8. The "REFERENCE IS INHERENTLY AMBIGUOUS" section has several philosophical paragraphs citing Korzybsky, Frege, Goedel, Luntley, Quine, Davidson and Kripke. It is hard to assess the relevance of these to SWeb architecture because no distinction has been made between steps 1 and 2 of the referent mapping problem. However, I *think* these paragraphs pertain to step 2, and thus fall outside of SWeb architecture.

9. The "REFERENCE IS INHERENTLY AMBIGUOUS" section says: 'One disturbing result of this is that we may need different versions of the concept of a "person."'

This is a very important observation, and I'm very glad you made it (again).

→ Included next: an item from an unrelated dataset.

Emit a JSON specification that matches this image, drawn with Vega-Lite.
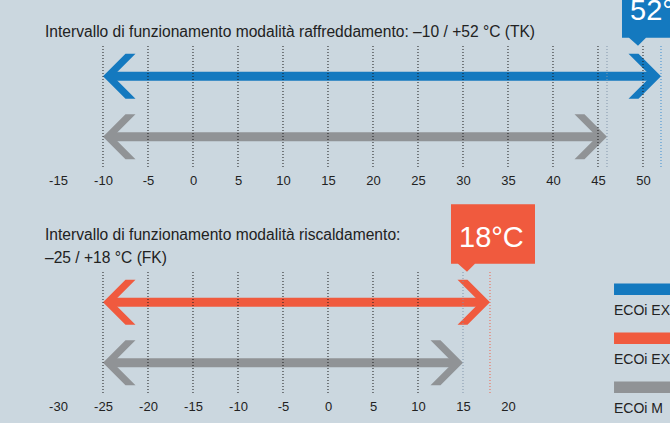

10. The "REFERENCE IS INHERENTLY AMBIGUOUS" section says: 'What makes this kind of consideration particularly acute is the view that URIs should be global and eternal in scope. This makes things worse. It means that if there is any possibility of some such ontological distinction being made by anyone, anywhere, at any time, then in order to avoid ambiguity of reference, the URI must make all the potentially disambiguating decisions ahead of time. This is of course manifestly impossible, because there is always the possibility of some new distinction being made later. It is impossible to achieve unambiguous universal reference of names by using descriptions. So we should not set out to attempt unambiguous reference, nor pose it as a goal or a "good practice."'

No. This fallacy is rooted in the lack of distinction between steps 1 and 2 of the referent mapping problem. The need for increasing ontological distinctions merely means that a single URI may not be enough to suit all needs: it may be necessary to mint another, related URI when some new "distinction" is needed later, as will be described here (though the document isn't done yet):
http://dbooth.org/2007/splitting/

In SWeb architecture, the need for a new "distinction" boils down to the need for additional core assertions in the URI declaration. (See
http://dbooth.org/2007/uri-decl/ .)
The fact that step 2 of the referent mapping cannot be unambiguous does *not* imply that good practice guidelines are pointless. Rather, it means that the SWeb architecture can *tolerate* the ambiguity that is inherent in step 2, and the goal of "uniqueness" can only be evaluated relative to a particular range of expected applications. If a particular distinction is very likely to be needed, and it isn't otherwise costly to include, then as a good practice such a distinction *should* be made. For example, one *could* mint a single URI that denotes any of the three "David Booth"s who currently work for HP, but distinguishing more finely and minting a separate URI for each of those "David Booth"s is likely to be much more useful to many more applications.

11. Regarding the "IF AMBIGUITY IS INEVITABLE, LET'S MAKE LEMONADE" section, I like much of this section -- the first half or so -- though I have some quibbles with latter parts (noted separately).

12. The "IF AMBIGUITY IS INEVITABLE, LET'S MAKE LEMONADE" section argues that if http://www.example.singandich.org/EiffelTower 303-redirects to http://www.tour-eiffel.fr/ , which in turn provides a 200 Okay response, then we learn that http://www.tour-eiffel.fr/ denotes an information resource, but "We know nothing about the original URI, http://www.example.singandich.org/EiffelTower" because "the 303 status code can not possibly tell us that the resource redirected from was used for referring".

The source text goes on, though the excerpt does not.